Dr. Sommerville serves as Associate Professor of the History of Global Christianity at Christian Theological Seminary. He came to CTS in 1994 from Fisk University in Nashville, TN. Strongly rooted in the African American church tradition; he approaches church history from a Pan-African and ecumenical perspective. A third generation minister in the Christian Methodist Episcopal Church, Dr. Sommerville was born in Philadelphia, PA, to the late Rev. R. R. Sommerville Sr. and the late Mrs. Barbara Hoye Sommerville. In 1970 his family moved to Columbia, SC, and then to Jacksonville, FL. At the age of 17 he answered the call of ministry in Jacksonville where he briefly served as an associate minister under his father.
Dr. Sommerville is a 1980 graduate of Miles College in Birmingham, AL, where he majored in journalism and assisted in campus ministry. He was awarded a Benjamin E. Mays Fellowship to further his ministerial preparation at Duke University Divinity School.
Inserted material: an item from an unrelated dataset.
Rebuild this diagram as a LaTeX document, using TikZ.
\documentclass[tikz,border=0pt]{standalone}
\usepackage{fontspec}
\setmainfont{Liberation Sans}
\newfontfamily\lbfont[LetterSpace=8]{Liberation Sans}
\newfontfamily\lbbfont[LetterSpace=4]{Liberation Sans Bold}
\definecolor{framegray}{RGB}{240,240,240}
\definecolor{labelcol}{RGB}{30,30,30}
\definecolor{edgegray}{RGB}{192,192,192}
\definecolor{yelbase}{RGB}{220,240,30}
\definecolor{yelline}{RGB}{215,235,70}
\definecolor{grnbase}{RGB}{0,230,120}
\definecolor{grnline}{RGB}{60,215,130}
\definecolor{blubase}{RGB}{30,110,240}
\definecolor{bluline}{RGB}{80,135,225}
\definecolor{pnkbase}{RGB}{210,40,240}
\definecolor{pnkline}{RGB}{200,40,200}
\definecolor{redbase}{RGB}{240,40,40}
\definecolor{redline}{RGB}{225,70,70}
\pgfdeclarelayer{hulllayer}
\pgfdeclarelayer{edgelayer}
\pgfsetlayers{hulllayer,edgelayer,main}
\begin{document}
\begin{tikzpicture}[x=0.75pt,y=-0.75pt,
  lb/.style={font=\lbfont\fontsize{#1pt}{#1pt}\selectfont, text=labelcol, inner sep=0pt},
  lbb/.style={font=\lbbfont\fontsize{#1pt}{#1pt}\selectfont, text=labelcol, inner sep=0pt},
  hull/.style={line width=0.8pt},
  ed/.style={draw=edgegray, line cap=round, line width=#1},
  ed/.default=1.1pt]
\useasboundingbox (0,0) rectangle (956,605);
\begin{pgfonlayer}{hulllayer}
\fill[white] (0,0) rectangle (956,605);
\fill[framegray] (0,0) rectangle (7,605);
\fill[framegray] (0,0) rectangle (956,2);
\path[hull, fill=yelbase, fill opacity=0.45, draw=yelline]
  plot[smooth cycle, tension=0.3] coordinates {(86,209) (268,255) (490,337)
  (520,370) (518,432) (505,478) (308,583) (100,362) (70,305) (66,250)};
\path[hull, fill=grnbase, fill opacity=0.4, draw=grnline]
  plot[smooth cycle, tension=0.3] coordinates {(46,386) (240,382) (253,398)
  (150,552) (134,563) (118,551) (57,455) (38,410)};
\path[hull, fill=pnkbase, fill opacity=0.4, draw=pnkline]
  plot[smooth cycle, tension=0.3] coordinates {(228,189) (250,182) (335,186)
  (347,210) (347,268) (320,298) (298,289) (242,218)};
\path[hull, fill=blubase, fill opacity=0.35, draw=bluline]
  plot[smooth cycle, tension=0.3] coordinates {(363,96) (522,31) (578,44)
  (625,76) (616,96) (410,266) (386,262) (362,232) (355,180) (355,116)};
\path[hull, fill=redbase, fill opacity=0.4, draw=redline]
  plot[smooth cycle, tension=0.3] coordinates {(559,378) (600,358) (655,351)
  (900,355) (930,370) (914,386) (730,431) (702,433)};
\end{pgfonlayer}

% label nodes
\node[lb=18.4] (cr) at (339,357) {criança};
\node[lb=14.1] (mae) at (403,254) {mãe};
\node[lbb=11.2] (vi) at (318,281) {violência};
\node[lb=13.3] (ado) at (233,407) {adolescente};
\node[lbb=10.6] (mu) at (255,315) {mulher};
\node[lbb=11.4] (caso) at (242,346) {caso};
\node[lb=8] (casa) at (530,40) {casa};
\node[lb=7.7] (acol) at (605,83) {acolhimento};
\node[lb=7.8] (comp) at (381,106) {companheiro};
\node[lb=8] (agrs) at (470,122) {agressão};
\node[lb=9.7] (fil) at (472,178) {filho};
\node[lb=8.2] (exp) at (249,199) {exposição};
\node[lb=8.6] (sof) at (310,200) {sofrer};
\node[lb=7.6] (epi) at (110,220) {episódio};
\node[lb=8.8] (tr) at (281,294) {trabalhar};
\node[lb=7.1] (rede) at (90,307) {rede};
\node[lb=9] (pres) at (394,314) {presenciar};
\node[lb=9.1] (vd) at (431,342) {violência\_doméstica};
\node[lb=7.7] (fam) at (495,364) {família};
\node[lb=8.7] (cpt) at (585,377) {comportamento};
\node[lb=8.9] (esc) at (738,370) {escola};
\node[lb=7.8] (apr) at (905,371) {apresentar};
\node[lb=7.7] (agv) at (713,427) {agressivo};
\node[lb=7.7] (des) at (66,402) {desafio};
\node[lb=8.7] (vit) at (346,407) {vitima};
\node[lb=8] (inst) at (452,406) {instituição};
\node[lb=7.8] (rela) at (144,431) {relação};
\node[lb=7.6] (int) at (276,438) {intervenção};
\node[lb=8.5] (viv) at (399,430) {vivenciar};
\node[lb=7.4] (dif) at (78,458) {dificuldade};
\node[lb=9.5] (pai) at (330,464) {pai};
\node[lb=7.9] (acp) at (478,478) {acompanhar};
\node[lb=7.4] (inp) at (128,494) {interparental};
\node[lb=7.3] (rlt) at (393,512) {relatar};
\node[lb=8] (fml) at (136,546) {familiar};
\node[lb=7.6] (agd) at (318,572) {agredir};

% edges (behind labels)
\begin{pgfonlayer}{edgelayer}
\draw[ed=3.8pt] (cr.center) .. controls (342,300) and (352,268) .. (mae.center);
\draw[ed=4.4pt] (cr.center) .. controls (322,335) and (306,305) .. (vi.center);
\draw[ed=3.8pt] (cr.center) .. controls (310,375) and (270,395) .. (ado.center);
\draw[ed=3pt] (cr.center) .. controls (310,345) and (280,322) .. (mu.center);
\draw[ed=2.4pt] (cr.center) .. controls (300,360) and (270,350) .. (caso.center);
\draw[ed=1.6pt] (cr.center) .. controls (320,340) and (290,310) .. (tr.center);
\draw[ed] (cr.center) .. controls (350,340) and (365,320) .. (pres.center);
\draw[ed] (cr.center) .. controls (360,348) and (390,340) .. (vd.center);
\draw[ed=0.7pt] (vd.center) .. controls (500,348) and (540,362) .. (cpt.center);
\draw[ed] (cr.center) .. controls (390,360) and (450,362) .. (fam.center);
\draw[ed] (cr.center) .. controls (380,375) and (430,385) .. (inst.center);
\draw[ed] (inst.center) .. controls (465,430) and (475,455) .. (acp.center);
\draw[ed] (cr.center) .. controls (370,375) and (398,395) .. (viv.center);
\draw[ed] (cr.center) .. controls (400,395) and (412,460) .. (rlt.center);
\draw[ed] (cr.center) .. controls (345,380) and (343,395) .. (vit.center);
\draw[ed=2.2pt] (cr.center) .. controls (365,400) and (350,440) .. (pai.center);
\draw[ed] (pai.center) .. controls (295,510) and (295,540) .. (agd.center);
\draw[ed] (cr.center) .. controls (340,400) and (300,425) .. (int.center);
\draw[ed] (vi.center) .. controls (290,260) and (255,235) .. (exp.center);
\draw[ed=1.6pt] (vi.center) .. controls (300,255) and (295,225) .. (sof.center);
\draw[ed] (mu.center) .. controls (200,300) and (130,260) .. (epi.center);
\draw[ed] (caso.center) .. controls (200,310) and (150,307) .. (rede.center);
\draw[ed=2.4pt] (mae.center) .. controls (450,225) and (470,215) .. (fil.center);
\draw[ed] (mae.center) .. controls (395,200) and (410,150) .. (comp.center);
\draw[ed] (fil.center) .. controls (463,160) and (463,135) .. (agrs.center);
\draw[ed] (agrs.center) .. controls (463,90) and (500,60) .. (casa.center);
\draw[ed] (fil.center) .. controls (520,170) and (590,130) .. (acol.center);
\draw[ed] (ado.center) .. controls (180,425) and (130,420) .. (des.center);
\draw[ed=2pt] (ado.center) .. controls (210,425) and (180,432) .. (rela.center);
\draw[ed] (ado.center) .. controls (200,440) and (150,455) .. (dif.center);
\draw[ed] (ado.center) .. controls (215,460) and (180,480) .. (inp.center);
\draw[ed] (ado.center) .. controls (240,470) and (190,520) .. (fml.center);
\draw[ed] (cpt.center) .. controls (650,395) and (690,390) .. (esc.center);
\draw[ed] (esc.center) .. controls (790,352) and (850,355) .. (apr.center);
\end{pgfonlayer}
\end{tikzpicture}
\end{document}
While at Duke, he was appointed to CME churches in Durham and Raleigh, NC. He also served as pastor of three churches in Tennessee while completing his doctoral degree at Vanderbilt University in Nashville.
In 1999, he completed the requirements for a Ph.D. in Church History at Vanderbilt University. His dissertation focused on the role of African-American Methodists in the Civil Rights Movement, with a special emphasis on CME Church participation. While in Nashville, he taught three years at Fisk University, served as a teaching assistant at Vanderbilt University, and worked for the United Methodist Publishing House.
He has published articles in Notable Black American Women and Encounter. His current research projects include a study of Black Methodists in a global perspective, religion and conflict resolution in Africa, and the prophetic art of James Baldwin. He is the author of An Ex-Colored Church: Social Activism in the CME Church, 1870-1970 (Mercer University Press, 2004).
Since coming to CTS, Dr. Sommerville has also served as a visiting professor at Butler University and an associate minister at Phillips Temple CME Church in Indianapolis, where he co-teaches the new member class, leads the My Brother’s Keeper mentor program, and serves as Director of the Board of Christian Education. In 2006, he was appointed by the College of Bishops of the CME Church as the CME commissioner to the Faith and Order Commission of the National Council of Churches of Christ in the USA.
In addition to teaching courses on the global history of Christianity, he also teaches courses on African American religion, Christianity in Africa, pastoral leadership, and HIV/AIDS ministry. He helped to launch a series of new courses on the history and growth of Christianity on the African continent. These courses have been supplemented by study tours Ghana and South Africa.
Ron is married to Sharon McGrew Sommerville, and they are the parents of two young adults: Raymond III and Maya.